Aim of the task >> Copy verbatim the material from its first line to the line that holds "ax.spines['right'].set_visible(False)", including that line.
━━━ Provided information
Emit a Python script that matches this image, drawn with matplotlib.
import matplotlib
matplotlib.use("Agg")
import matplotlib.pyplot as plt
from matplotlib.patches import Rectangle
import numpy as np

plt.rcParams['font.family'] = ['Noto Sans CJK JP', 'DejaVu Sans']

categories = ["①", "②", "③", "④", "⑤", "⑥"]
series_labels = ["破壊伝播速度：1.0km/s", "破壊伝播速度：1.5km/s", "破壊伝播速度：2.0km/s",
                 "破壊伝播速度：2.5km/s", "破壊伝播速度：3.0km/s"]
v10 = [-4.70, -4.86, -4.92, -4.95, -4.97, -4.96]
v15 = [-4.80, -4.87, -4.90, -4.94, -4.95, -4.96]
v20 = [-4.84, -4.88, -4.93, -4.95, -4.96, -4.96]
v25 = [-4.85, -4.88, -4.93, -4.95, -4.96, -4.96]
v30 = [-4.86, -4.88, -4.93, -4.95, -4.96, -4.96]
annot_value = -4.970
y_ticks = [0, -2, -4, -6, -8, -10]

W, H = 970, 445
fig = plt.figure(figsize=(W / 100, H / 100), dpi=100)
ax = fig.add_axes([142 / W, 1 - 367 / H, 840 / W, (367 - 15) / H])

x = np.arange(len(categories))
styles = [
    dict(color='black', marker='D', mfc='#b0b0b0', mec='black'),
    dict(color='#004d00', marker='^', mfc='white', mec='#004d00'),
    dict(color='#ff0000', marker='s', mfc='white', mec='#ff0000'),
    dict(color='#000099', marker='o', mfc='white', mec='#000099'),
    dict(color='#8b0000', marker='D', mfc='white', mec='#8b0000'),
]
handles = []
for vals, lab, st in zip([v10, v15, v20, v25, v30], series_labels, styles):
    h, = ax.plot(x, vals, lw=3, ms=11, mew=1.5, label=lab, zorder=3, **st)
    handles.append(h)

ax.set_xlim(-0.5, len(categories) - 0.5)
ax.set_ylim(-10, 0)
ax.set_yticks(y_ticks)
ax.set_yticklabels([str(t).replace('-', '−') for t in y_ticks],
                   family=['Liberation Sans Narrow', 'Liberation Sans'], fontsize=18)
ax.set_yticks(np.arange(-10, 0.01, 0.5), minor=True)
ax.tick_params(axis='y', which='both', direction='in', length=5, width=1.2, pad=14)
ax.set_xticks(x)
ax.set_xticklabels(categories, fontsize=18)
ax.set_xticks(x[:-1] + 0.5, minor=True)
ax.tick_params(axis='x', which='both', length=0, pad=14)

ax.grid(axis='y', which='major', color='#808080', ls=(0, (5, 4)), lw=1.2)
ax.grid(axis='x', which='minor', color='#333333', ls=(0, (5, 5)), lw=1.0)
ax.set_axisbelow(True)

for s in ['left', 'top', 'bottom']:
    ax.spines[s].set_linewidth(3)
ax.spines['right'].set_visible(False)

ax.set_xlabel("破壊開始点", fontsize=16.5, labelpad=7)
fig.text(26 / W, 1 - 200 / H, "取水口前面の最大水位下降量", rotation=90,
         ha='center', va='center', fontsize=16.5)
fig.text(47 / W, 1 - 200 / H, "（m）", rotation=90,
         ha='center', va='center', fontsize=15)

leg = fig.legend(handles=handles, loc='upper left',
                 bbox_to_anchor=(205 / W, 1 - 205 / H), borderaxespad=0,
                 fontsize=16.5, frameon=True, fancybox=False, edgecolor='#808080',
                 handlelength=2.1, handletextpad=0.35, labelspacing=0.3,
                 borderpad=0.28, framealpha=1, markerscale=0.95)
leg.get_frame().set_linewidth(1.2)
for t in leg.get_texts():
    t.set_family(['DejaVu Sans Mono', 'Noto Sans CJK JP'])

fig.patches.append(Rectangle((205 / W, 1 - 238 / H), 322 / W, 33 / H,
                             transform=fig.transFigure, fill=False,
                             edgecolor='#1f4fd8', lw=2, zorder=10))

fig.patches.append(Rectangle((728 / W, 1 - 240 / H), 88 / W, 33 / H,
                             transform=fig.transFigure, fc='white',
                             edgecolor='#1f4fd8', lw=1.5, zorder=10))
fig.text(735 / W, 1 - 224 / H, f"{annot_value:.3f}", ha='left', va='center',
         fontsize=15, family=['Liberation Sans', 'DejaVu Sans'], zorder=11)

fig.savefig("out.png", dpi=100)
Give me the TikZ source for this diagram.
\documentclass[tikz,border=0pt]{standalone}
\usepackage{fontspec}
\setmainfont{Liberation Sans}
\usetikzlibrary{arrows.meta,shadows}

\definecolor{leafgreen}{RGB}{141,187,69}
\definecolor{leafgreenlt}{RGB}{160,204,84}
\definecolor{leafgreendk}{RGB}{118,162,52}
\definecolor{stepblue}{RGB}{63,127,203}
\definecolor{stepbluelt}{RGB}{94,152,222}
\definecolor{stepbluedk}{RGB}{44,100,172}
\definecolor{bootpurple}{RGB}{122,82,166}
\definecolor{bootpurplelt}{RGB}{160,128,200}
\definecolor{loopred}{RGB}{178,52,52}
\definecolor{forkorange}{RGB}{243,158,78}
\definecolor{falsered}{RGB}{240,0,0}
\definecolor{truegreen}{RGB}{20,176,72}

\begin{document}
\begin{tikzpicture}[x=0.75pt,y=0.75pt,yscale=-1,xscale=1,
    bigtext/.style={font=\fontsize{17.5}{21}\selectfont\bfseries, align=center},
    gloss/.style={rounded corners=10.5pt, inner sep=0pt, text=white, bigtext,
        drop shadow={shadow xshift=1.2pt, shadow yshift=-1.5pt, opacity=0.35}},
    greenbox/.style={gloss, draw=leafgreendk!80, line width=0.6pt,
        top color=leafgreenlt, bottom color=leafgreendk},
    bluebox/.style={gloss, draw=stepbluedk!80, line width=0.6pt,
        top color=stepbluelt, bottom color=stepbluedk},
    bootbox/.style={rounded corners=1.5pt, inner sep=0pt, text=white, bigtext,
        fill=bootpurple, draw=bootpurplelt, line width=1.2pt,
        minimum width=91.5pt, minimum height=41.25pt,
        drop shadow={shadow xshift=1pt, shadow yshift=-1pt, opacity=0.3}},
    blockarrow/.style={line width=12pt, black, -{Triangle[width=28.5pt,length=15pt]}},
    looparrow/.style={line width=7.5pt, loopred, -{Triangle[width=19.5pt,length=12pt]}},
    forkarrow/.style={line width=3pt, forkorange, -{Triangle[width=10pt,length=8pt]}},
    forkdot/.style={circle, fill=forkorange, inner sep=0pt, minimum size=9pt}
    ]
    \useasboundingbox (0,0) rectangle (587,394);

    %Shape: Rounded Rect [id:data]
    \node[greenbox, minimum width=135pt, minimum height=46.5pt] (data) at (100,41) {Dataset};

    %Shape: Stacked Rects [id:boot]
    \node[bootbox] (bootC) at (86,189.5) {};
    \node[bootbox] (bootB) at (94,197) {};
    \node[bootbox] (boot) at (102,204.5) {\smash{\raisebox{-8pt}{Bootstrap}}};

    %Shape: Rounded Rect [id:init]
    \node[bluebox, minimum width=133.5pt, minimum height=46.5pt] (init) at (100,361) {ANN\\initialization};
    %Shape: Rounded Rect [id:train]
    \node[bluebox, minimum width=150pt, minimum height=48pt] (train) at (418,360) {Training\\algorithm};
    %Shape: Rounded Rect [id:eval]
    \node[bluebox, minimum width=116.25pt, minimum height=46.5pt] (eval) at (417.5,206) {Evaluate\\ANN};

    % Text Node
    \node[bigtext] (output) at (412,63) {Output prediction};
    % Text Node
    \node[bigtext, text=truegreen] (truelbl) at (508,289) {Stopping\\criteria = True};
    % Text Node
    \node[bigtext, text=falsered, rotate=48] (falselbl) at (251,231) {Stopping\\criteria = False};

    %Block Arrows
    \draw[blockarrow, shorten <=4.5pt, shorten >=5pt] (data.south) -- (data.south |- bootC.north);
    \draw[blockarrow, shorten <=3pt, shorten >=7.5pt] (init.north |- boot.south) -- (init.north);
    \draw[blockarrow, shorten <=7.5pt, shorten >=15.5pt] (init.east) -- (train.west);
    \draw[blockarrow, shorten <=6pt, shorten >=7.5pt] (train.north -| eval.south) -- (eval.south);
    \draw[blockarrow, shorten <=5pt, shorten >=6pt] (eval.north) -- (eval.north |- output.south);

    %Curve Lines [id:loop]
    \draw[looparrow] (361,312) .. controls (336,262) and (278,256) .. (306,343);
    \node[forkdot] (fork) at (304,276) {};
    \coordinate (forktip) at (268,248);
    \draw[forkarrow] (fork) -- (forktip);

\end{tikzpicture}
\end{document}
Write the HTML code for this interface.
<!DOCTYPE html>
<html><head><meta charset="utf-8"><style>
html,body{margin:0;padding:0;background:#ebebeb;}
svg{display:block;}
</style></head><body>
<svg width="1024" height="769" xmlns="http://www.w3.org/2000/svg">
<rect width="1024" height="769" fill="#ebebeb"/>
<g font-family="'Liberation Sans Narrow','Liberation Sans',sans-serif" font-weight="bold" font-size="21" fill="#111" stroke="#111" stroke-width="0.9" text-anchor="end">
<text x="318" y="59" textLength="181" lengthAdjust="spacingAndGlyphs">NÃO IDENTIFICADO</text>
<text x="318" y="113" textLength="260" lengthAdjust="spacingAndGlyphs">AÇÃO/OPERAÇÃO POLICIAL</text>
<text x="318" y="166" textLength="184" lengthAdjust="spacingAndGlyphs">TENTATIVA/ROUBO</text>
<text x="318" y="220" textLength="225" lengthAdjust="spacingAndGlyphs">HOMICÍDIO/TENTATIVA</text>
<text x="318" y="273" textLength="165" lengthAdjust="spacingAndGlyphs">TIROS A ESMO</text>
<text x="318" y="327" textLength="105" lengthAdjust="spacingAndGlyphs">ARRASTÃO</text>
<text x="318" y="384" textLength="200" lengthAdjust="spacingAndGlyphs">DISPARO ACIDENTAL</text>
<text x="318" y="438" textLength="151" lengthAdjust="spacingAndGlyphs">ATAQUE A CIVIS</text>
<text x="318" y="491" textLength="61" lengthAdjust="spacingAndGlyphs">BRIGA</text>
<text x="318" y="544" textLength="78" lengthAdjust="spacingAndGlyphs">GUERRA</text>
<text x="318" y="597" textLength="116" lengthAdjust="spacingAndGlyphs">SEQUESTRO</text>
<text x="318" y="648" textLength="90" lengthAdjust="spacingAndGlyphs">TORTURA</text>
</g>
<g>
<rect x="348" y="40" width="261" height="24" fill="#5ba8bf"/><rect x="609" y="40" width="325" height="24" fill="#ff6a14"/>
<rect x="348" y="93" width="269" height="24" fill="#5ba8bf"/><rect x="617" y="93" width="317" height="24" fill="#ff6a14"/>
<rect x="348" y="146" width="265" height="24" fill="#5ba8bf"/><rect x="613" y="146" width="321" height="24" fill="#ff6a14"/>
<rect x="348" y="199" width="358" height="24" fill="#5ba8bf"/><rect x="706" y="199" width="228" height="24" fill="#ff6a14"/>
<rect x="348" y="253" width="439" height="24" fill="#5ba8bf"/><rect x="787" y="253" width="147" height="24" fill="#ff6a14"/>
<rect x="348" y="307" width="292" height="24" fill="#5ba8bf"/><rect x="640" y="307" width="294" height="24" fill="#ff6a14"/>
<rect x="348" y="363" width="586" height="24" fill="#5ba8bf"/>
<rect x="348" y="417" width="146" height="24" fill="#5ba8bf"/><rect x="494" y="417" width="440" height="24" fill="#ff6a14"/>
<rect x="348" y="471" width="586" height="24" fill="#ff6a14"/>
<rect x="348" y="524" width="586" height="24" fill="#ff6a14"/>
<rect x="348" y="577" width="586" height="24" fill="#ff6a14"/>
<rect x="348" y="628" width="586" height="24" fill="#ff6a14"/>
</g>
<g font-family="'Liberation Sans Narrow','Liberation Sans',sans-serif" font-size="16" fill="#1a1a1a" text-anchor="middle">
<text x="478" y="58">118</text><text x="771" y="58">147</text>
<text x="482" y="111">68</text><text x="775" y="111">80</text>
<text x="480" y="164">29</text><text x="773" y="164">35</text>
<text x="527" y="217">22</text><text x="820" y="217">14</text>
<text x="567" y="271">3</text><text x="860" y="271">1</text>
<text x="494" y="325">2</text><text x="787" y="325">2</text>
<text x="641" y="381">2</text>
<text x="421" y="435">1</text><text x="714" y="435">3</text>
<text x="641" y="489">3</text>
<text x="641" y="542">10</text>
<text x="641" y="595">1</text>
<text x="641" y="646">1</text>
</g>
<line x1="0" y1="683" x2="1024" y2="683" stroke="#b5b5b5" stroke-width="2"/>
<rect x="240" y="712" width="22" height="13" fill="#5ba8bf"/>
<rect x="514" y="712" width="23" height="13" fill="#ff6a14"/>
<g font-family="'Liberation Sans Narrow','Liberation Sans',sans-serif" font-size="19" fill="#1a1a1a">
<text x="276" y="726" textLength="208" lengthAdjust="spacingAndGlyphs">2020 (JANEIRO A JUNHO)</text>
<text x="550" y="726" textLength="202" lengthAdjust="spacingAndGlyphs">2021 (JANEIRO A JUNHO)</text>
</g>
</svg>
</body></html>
━━━━━━
Response below >>
Emit a Python script that matches this image, drawn with matplotlib.
import matplotlib
matplotlib.use("Agg")
import matplotlib.pyplot as plt
from matplotlib.patches import Rectangle
import numpy as np

plt.rcParams['font.family'] = ['Noto Sans CJK JP', 'DejaVu Sans']

categories = ["①", "②", "③", "④", "⑤", "⑥"]
series_labels = ["破壊伝播速度：1.0km/s", "破壊伝播速度：1.5km/s", "破壊伝播速度：2.0km/s",
                 "破壊伝播速度：2.5km/s", "破壊伝播速度：3.0km/s"]
v10 = [-4.70, -4.86, -4.92, -4.95, -4.97, -4.96]
v15 = [-4.80, -4.87, -4.90, -4.94, -4.95, -4.96]
v20 = [-4.84, -4.88, -4.93, -4.95, -4.96, -4.96]
v25 = [-4.85, -4.88, -4.93, -4.95, -4.96, -4.96]
v30 = [-4.86, -4.88, -4.93, -4.95, -4.96, -4.96]
annot_value = -4.970
y_ticks = [0, -2, -4, -6, -8, -10]

W, H = 970, 445
fig = plt.figure(figsize=(W / 100, H / 100), dpi=100)
ax = fig.add_axes([142 / W, 1 - 367 / H, 840 / W, (367 - 15) / H])

x = np.arange(len(categories))
styles = [
    dict(color='black', marker='D', mfc='#b0b0b0', mec='black'),
    dict(color='#004d00', marker='^', mfc='white', mec='#004d00'),
    dict(color='#ff0000', marker='s', mfc='white', mec='#ff0000'),
    dict(color='#000099', marker='o', mfc='white', mec='#000099'),
    dict(color='#8b0000', marker='D', mfc='white', mec='#8b0000'),
]
handles = []
for vals, lab, st in zip([v10, v15, v20, v25, v30], series_labels, styles):
    h, = ax.plot(x, vals, lw=3, ms=11, mew=1.5, label=lab, zorder=3, **st)
    handles.append(h)

ax.set_xlim(-0.5, len(categories) - 0.5)
ax.set_ylim(-10, 0)
ax.set_yticks(y_ticks)
ax.set_yticklabels([str(t).replace('-', '−') for t in y_ticks],
                   family=['Liberation Sans Narrow', 'Liberation Sans'], fontsize=18)
ax.set_yticks(np.arange(-10, 0.01, 0.5), minor=True)
ax.tick_params(axis='y', which='both', direction='in', length=5, width=1.2, pad=14)
ax.set_xticks(x)
ax.set_xticklabels(categories, fontsize=18)
ax.set_xticks(x[:-1] + 0.5, minor=True)
ax.tick_params(axis='x', which='both', length=0, pad=14)

ax.grid(axis='y', which='major', color='#808080', ls=(0, (5, 4)), lw=1.2)
ax.grid(axis='x', which='minor', color='#333333', ls=(0, (5, 5)), lw=1.0)
ax.set_axisbelow(True)

for s in ['left', 'top', 'bottom']:
    ax.spines[s].set_linewidth(3)
ax.spines['right'].set_visible(False)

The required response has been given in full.